その証拠はこちらのテスト結果です。Word2vecの学習データはニュースですが、GloVeモデルがWikipediaと他のテキストの両方で部分的に訓練されました。Wikipediaには様々の概念を紹介するテキストあるので、それを学習したほうが類似度の計算に有利になります。

また、GloVeの次元数による精度も測りました。結果から見ると、大体300次元で性能が飽和します。

別の内部評価として、これらのモデルが人間の単語の類似性の判断をどのようにモデル化するかを見ることができます。心理学者たちは何十年もの間、人間の単語の類似性のデータを取ってきました。具体的には、「教授」と「医者」のような単語のペアに対して、0から10の間のスコアを与える類似性のスコアを求めています。そして、それらは複数の人間の判断を平均したものです。 。

こちらのテストもGloVeの性能のほうが良いことを示しました。

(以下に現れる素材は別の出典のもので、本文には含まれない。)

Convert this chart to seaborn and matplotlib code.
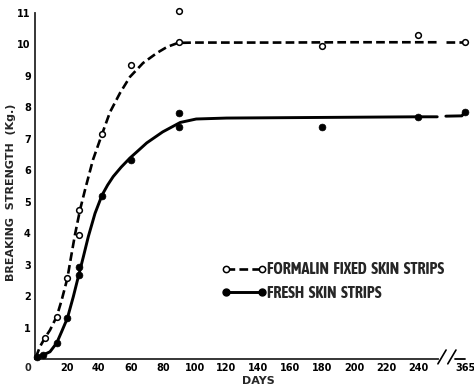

(単純に共起回数をSVDで次元圧縮したモデルもそれなり性能が良いです。)

次に外部評価の結果を見ましよう。外部評価としては固有名詞認識(Named entity recognition)を利用しています。それはテキストにある人名、組織名等のことを認識することです。こちらのGloVeが一番良いです。

次に単語の多義性について話をします。単語、特によく使う単語は複数の意味を持ちます。1個のワードベクトルを単語の複数の意味を捉えることができるのでようか。

例えば英語の「pike」は10種類以上の意味があります。

単語の各意味をぞれぞれベクトルで表現する研究は実は2012年にですでに行われました。その結果、例えば、jaguar が 獣としてhunterに近い例もありますし、MacOSの名前として softwareに近いベクトルもあります。

その研究は単語のベクトルをいくつかのサブベクトルに分解して学習したことです。

一方、これは実践での主流の方法ではありません。いくつかの理由があります。一つは手法の単純さです。もう一つの理由は、そもそもどのように単語の意味を分解するのは人ぞれぞれで、標準的なやり方がありません。